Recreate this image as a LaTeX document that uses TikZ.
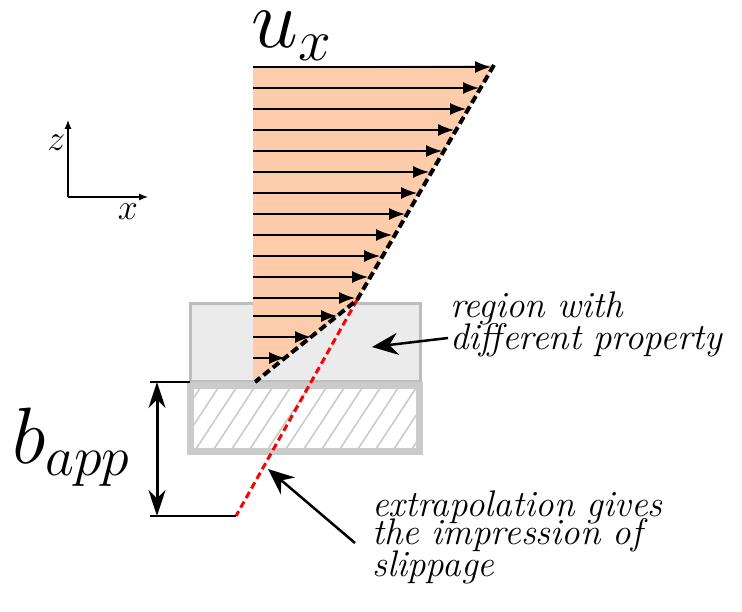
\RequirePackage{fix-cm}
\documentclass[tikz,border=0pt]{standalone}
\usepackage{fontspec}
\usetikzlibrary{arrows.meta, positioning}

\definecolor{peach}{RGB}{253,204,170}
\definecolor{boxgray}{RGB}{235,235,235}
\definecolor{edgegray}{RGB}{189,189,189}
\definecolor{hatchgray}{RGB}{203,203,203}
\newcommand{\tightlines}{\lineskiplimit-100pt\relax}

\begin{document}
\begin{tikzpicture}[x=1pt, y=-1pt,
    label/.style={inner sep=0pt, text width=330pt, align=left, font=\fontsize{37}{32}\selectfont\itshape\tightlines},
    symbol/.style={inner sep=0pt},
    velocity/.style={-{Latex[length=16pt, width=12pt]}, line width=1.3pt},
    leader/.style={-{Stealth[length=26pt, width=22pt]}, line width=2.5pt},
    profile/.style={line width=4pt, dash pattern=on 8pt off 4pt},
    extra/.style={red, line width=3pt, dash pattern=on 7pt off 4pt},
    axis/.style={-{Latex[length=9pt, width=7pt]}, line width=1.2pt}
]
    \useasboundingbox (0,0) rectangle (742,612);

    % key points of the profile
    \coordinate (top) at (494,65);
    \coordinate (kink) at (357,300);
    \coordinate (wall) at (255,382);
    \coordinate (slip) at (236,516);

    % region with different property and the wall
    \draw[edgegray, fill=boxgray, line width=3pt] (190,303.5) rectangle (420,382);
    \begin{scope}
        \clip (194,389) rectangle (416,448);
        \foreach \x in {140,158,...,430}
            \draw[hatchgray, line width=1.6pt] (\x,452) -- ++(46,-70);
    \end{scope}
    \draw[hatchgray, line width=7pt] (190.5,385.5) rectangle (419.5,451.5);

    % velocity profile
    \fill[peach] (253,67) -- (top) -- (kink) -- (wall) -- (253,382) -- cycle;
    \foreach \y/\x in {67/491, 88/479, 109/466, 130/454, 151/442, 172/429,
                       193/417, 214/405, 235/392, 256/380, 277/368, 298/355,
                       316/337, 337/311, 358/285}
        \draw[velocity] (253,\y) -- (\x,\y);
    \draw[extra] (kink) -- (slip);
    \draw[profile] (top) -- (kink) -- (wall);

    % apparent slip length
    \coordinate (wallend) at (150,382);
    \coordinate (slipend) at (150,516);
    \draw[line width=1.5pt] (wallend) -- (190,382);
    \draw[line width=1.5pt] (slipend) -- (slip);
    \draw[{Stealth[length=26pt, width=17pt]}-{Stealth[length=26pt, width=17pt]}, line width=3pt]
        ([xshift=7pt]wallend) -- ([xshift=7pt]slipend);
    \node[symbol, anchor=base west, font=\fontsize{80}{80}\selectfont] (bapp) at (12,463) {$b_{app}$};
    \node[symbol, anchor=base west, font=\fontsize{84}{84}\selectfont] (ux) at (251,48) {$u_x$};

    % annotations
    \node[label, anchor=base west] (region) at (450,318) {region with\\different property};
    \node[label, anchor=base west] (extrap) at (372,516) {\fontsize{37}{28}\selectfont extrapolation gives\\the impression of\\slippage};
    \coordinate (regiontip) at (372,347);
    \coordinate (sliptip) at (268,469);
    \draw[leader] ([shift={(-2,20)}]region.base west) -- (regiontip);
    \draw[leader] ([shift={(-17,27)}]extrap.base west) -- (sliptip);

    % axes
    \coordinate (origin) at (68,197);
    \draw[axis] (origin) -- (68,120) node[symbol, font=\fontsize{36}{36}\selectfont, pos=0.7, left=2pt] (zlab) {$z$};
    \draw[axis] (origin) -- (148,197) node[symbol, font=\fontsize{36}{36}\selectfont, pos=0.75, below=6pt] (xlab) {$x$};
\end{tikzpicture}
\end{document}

====

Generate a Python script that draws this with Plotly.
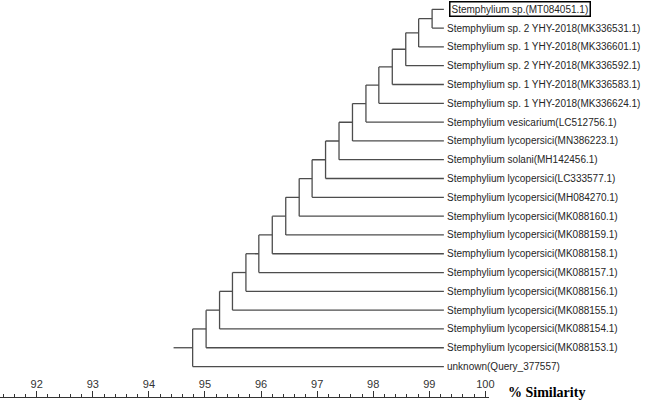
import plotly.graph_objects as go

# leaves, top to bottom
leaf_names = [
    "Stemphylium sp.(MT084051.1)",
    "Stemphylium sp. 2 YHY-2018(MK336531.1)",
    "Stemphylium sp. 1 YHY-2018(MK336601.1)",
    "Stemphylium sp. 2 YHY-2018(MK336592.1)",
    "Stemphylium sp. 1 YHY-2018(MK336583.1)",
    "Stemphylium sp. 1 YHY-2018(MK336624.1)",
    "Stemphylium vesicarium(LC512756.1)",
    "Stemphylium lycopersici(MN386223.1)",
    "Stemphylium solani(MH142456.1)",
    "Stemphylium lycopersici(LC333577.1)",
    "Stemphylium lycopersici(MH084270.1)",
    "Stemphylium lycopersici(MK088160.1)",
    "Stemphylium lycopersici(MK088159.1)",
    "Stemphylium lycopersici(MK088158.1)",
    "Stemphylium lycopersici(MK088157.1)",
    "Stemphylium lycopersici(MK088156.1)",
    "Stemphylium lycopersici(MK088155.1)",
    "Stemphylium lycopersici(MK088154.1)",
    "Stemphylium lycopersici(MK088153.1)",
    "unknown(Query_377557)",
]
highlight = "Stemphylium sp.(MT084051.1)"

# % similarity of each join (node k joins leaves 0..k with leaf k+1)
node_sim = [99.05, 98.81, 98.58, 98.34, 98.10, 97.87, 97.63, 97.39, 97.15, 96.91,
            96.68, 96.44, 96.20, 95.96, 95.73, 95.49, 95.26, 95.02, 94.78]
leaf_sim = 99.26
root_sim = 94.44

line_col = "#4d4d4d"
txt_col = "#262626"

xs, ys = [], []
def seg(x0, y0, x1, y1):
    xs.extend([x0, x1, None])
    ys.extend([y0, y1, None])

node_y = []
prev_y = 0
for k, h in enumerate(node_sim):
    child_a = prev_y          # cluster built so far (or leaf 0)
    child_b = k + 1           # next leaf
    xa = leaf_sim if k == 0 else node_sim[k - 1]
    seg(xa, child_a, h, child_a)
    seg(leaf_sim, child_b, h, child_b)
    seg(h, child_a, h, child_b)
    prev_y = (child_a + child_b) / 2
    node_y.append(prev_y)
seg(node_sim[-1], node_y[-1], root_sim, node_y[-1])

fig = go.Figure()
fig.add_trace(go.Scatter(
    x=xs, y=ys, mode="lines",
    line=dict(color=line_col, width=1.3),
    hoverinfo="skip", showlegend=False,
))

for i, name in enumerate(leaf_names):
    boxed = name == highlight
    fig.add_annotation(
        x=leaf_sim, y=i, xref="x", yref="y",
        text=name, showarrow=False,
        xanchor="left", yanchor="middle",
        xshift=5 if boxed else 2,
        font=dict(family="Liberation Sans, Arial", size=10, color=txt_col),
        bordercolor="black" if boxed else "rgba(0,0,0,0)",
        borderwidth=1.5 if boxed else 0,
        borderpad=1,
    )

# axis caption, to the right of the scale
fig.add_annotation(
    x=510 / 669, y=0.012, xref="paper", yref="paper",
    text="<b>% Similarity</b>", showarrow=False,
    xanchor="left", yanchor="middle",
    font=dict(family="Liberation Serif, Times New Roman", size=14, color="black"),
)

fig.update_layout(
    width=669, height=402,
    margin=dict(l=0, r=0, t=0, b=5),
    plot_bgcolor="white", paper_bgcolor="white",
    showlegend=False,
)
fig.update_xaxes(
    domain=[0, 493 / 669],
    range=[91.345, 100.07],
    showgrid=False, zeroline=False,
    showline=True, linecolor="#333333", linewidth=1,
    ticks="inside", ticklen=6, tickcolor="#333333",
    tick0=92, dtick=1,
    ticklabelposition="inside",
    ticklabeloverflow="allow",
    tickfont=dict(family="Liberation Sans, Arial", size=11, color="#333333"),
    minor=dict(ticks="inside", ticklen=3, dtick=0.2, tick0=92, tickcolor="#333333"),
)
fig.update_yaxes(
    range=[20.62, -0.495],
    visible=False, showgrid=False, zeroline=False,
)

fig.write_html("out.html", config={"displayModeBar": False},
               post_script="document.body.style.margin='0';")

====

▶ [EXERCISE TASK]: Leave the pictures out, and transcribe exactly the lines above starting at the one that contains "Generate a Python" and ending at the one that contains "import plotly.graph_objects as go".

▶ [OUTPUT]:
Generate a Python script that draws this with Plotly.
import plotly.graph_objects as go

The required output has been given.